From 2009 to 2011, Bernstein was the Chief Economist and Economic Adviser to Vice President Joe Biden, executive director of the White House Task Force on the Middle Class, and a member of President Obama’s economic team.
Here’s a timely result from a new NBC/WSJ poll out today:
Which concerns you more: the income gap between the wealthiest Americans and the rest of the country or middle and working class Americans not being able to get ahead financially?
Income gap between the wealthy and the rest of the country: 28%
Middle and working class not being able to get ahead: 68%
That’s a big difference, though not a surprising one. To the extent that we share national values, they tend to lean more towards equal opportunities than equal outcomes.
The thing is, these two phenomena are linked, and likely not just through correlation, but through causation. That means that we can’t increase opportunity without reducing inequality.
Though I’ve made this point a lot lately, I’ve got good reason to do so.

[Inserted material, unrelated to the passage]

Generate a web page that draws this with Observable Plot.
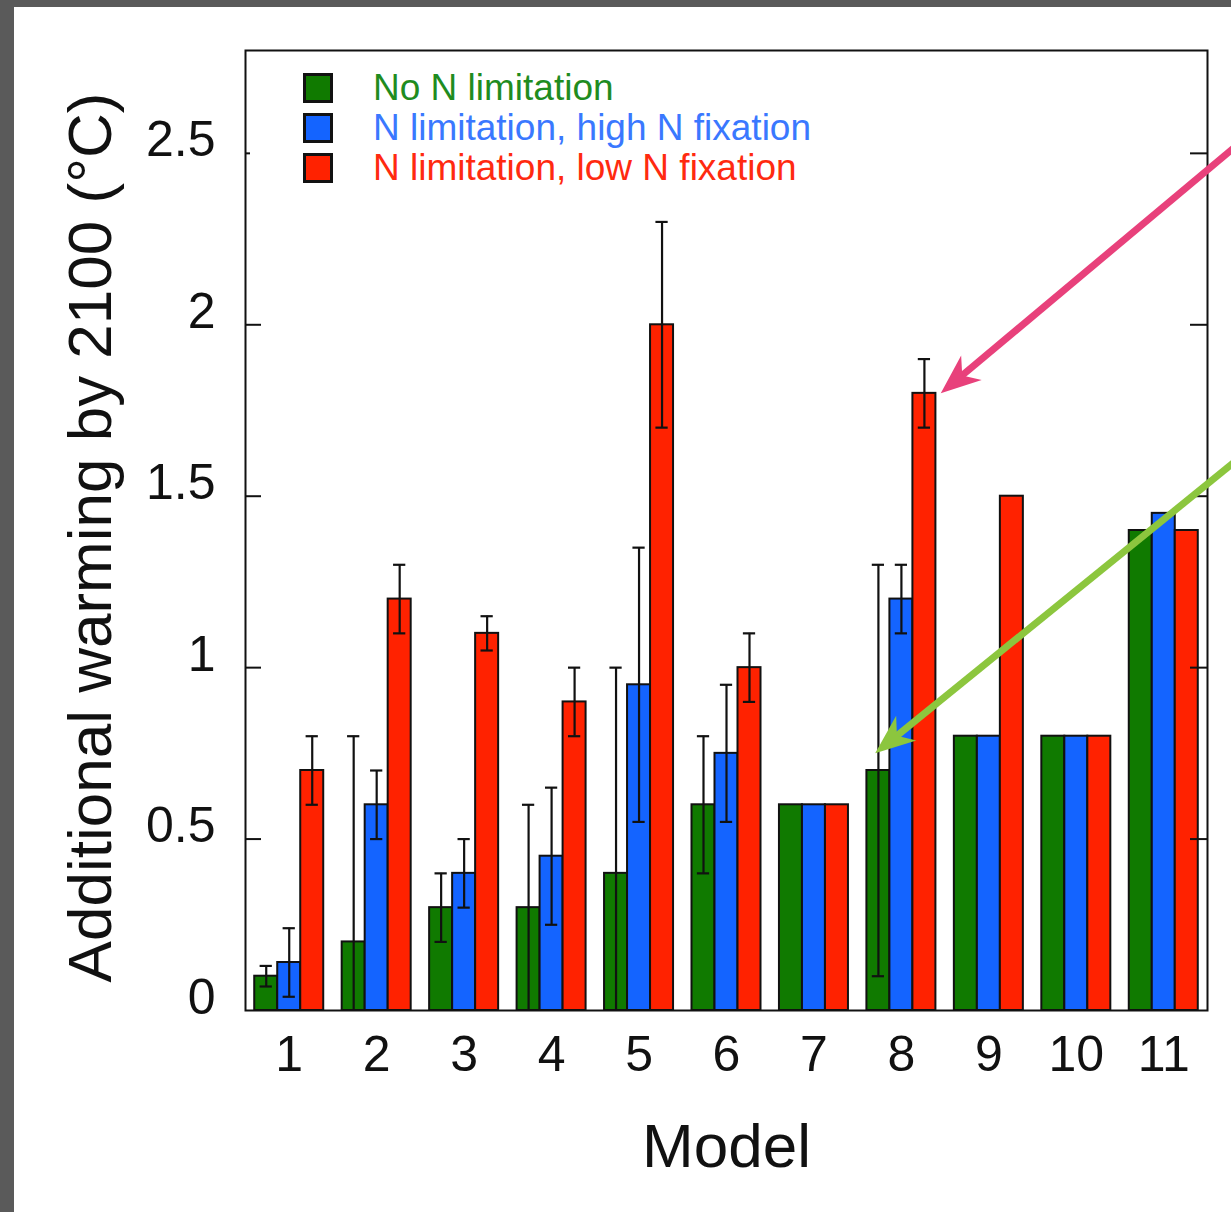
<!DOCTYPE html>
<html>
<head>
<meta charset="utf-8">
<script src="https://cdn.jsdelivr.net/npm/d3@7"></script>
<script src="https://cdn.jsdelivr.net/npm/@observablehq/plot@0.6"></script>
<style>
  html, body { margin: 0; padding: 0; }
  body { width: 1231px; height: 1212px; background: #5a5a5a; position: relative; overflow: hidden;
         font-family: "Liberation Sans", Arial, Helvetica, sans-serif; }
  #panel { position: absolute; left: 14px; top: 7px; right: 0; bottom: 0; background: #ffffff; }
  #chart { position: absolute; left: 0; top: 0; }
  #legend { position: absolute; left: 303px; top: 68px; }
  .row { display: flex; align-items: center; height: 40px; }
  .sw { width: 24px; height: 24px; border: 3px solid #111; margin-right: 40px; }
  .lab { font-size: 37px; line-height: 40px; white-space: nowrap; }
</style>
</head>
<body>
<div id="panel"></div>
<div id="chart"></div>
<div id="legend"></div>
<script>
// ---- data ----
const models = [1, 2, 3, 4, 5, 6, 7, 8, 9, 10, 11];
const series = ["No N limitation", "N limitation, high N fixation", "N limitation, low N fixation"];
const noLimit   = [0.10, 0.20, 0.30, 0.30, 0.40, 0.60, 0.60, 0.70, 0.80, 0.80, 1.40];
const highFix   = [0.14, 0.60, 0.40, 0.45, 0.95, 0.75, 0.60, 1.20, 0.80, 0.80, 1.45];
const lowFix    = [0.70, 1.20, 1.10, 0.90, 2.00, 1.00, 0.60, 1.80, 1.50, 0.80, 1.40];
const noLimitLo = [0.07, 0.00, 0.20, 0.00, 0.00, 0.40, null, 0.10, null, null, null];
const noLimitHi = [0.13, 0.80, 0.40, 0.60, 1.00, 0.80, null, 1.30, null, null, null];
const highFixLo = [0.04, 0.50, 0.30, 0.25, 0.55, 0.55, null, 1.10, null, null, null];
const highFixHi = [0.24, 0.70, 0.50, 0.65, 1.35, 0.95, null, 1.30, null, null, null];
const lowFixLo  = [0.60, 1.10, 1.05, 0.80, 1.70, 0.90, null, 1.70, null, null, null];
const lowFixHi  = [0.80, 1.30, 1.15, 1.00, 2.30, 1.10, null, 1.90, null, null, null];
const yTicks = [0, 0.5, 1, 1.5, 2, 2.5];
const yLabel = "Additional warming by 2100 (°C)";
const xLabel = "Model";
// annotation arrows (tail -> tip, in data units)
const arrowNotes = [
  {x1: 12.10, y1: 2.58, x2: 8.45, y2: 1.80, color: "#e8417b"},
  {x1: 12.10, y1: 1.66, x2: 7.70, y2: 0.75, color: "#8cc63e"}
];

// ---- styling ----
const barColors = ["#107a00", "#1464ff", "#ff2200"];
const textColors = ["#1f8c1f", "#3a78ff", "#ff2a10"];
const offsets = [-0.263, 0, 0.263];
const half = 0.1315;
const capHalf = 0.07;

const values = [noLimit, highFix, lowFix];
const los = [noLimitLo, highFixLo, lowFixLo];
const his = [noLimitHi, highFixHi, lowFixHi];

const rows = models.flatMap((m, i) => series.map((s, j) => ({
  model: m, series: s, j, value: values[j][i], lo: los[j][i], hi: his[j][i]
})));
const errs = rows.filter(d => d.hi != null);
const caps = errs.flatMap(d => [{...d, v: d.hi}, ...(d.lo > 0 ? [{...d, v: d.lo}] : [])]);

// plot geometry (for arrowhead orientation)
const W = 1231, H = 1212, mL = 245, mR = 24, mT = 50, mB = 202;
const xDom = [0.5, 11.5], yDom = [0, 2.8];
const kx = (W - mL - mR) / (xDom[1] - xDom[0]);
const ky = (H - mT - mB) / (yDom[1] - yDom[0]);
const headLen = 40, headHalfW = 16, notch = 28;
const arrowHead = {
  draw(ctx) {
    // tip at origin, pointing up
    ctx.moveTo(0, 0);
    ctx.lineTo(headHalfW, headLen);
    ctx.lineTo(0, notch);
    ctx.lineTo(-headHalfW, headLen);
    ctx.closePath();
  }
};
const notes = arrowNotes.map(a => {
  const dxp = (a.x2 - a.x1) * kx, dyp = -(a.y2 - a.y1) * ky;
  const len = Math.hypot(dxp, dyp);
  const ux = dxp / len, uy = dyp / len;
  // line ends inside the head (at the notch)
  const ex = a.x2 - (ux * (notch - 2)) / kx;
  const ey = a.y2 + (uy * (notch - 2)) / ky;
  return {...a, ex, ey, angle: Math.atan2(ux, -uy) * 180 / Math.PI};
});

const chart = Plot.plot({
  width: W, height: H,
  marginLeft: mL, marginRight: mR, marginTop: mT, marginBottom: mB,
  x: {domain: xDom},
  y: {domain: yDom},
  color: {domain: series, range: barColors},
  style: {background: "transparent", fontFamily: "'Liberation Sans', Arial, Helvetica, sans-serif", color: "#111", overflow: "visible"},
  marks: [
    Plot.rectY(rows, {
      x1: d => d.model + offsets[d.j] - half,
      x2: d => d.model + offsets[d.j] + half,
      y1: 0, y2: "value", fill: "series", stroke: "#111", strokeWidth: 2
    }),
    Plot.ruleX(errs, {x: d => d.model + offsets[d.j], y1: "lo", y2: "hi", stroke: "#111", strokeWidth: 2.2}),
    Plot.ruleY(caps, {y: "v", x1: d => d.model + offsets[d.j] - capHalf, x2: d => d.model + offsets[d.j] + capHalf, stroke: "#111", strokeWidth: 2.2}),
    Plot.frame({stroke: "#111", strokeWidth: 2}),
    // inward ticks
    Plot.axisY([0.5, 1, 1.5, 2], {anchor: "left", tickSize: 16, dx: 16, fill: "none", label: null, strokeWidth: 2}),
    Plot.axisY([2.5], {anchor: "left", tickSize: 5, dx: 5, fill: "none", label: null, strokeWidth: 2}),
    Plot.axisY([0.5, 1, 1.5, 2, 2.5], {anchor: "right", tickSize: 18, dx: -18, fill: "none", label: null, strokeWidth: 2}),
    // tick labels
    Plot.axisY(yTicks, {anchor: "left", tickSize: 0, tickPadding: 30, dy: -13, fontSize: 50, label: null, tickFormat: d => String(d), fill: "#111"}),
    Plot.axisX(models, {anchor: "bottom", tickSize: 0, tickPadding: 25, fontSize: 50, label: null, tickFormat: d => String(d), fill: "#111"}),
    // axis titles
    Plot.text([yLabel], {frameAnchor: "left", rotate: -90, dx: -135, dy: 7, fontSize: 62, textAnchor: "middle", lineAnchor: "bottom", fill: "#111"}),
    Plot.text([xLabel], {frameAnchor: "bottom", dy: 112, fontSize: 62, textAnchor: "middle", lineAnchor: "top", fill: "#111"}),
    // annotation arrows
    Plot.link(notes, {x1: "x1", y1: "y1", x2: "ex", y2: "ey", stroke: "color", strokeWidth: 7}),
    Plot.dot(notes, {x: "x2", y: "y2", symbol: arrowHead, r: 10, fill: "color", stroke: "none", rotate: "angle"})
  ]
});
document.getElementById("chart").appendChild(chart);

// legend
const legend = document.getElementById("legend");
series.forEach((s, j) => {
  const row = document.createElement("div");
  row.className = "row";
  const sw = document.createElement("div");
  sw.className = "sw";
  sw.style.background = barColors[j];
  const lab = document.createElement("span");
  lab.className = "lab";
  lab.style.color = textColors[j];
  lab.textContent = s;
  row.appendChild(sw); row.appendChild(lab);
  legend.appendChild(row);
});
</script>
</body>
</html>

First, there is a theme, if not a meme (not totally sure of the difference; maybe the latter is a theme amplified on the internet) developing among candidates for president, especially among the many R’s, that what matters is opportunity, not inequality. As the poll shows, they’ve got public opinion on their side, and it is congenitally discomforting for politicians of all partisan stripes to focus on inequality, as they can be seen by the donor class as fomenting class warfare that’s unfriendly to the top 1%. (Though I’m with Warren Buffet on this one: “…there’s been class warfare going on for the last 20 years, and my class has won.”)
Second, the evidence keeps building for this connection. Yesterday’s NYT was plastered with compelling, if not surprising, research showing that if a family with young kids relocates from a high- to a low-poverty neighborhood, the kids do better in later life in terms of earnings, college attendance, and family structure (e.g. fewer teenage births). The careful nature of the statistical analysis allowed the authors to argue, plausibly in my view, that they were identifying causal, not just correlative, outcomes.
Why does it matter that we as a nation understand this causal linkage? The answer has to do with both policy and power. One way of summarizing the fundamental problem of narrowly distributed growth is that those whose incomes are asset-driven hold disproportionate political power relative to those whose incomes depend on paychecks.
Thus, anti-inequality measures that threaten the top 1%–that attempt to reduce their economic “rents”—like collective bargaining, higher minimum wages, trade policy that protects workers’ rights and wages, full employment, robust safety nets, progressive taxation, are attacked as counterproductive to growth and jobs.
That leaves us stuck in a cul-de-sac: we can’t increase opportunity because we can’t decrease inequality.
Unfortunately, I fear there are more Baltimores in our future. In fact, the research noted above lists cities by their earnings disadvantage, measured by the “negative exposure effect” of living there. Baltimore was the worst out of the 100 largest cities, but one can easily imagine similar pressures building in lots of other places.
Fortunately, there’s an election coming up where these issues will be front and center. When it comes to truly getting the roots of the opportunity deficits faced by too many Americans, it will be essential to differentiate between who’s singing about the problem and its solutions and who’s lip synching.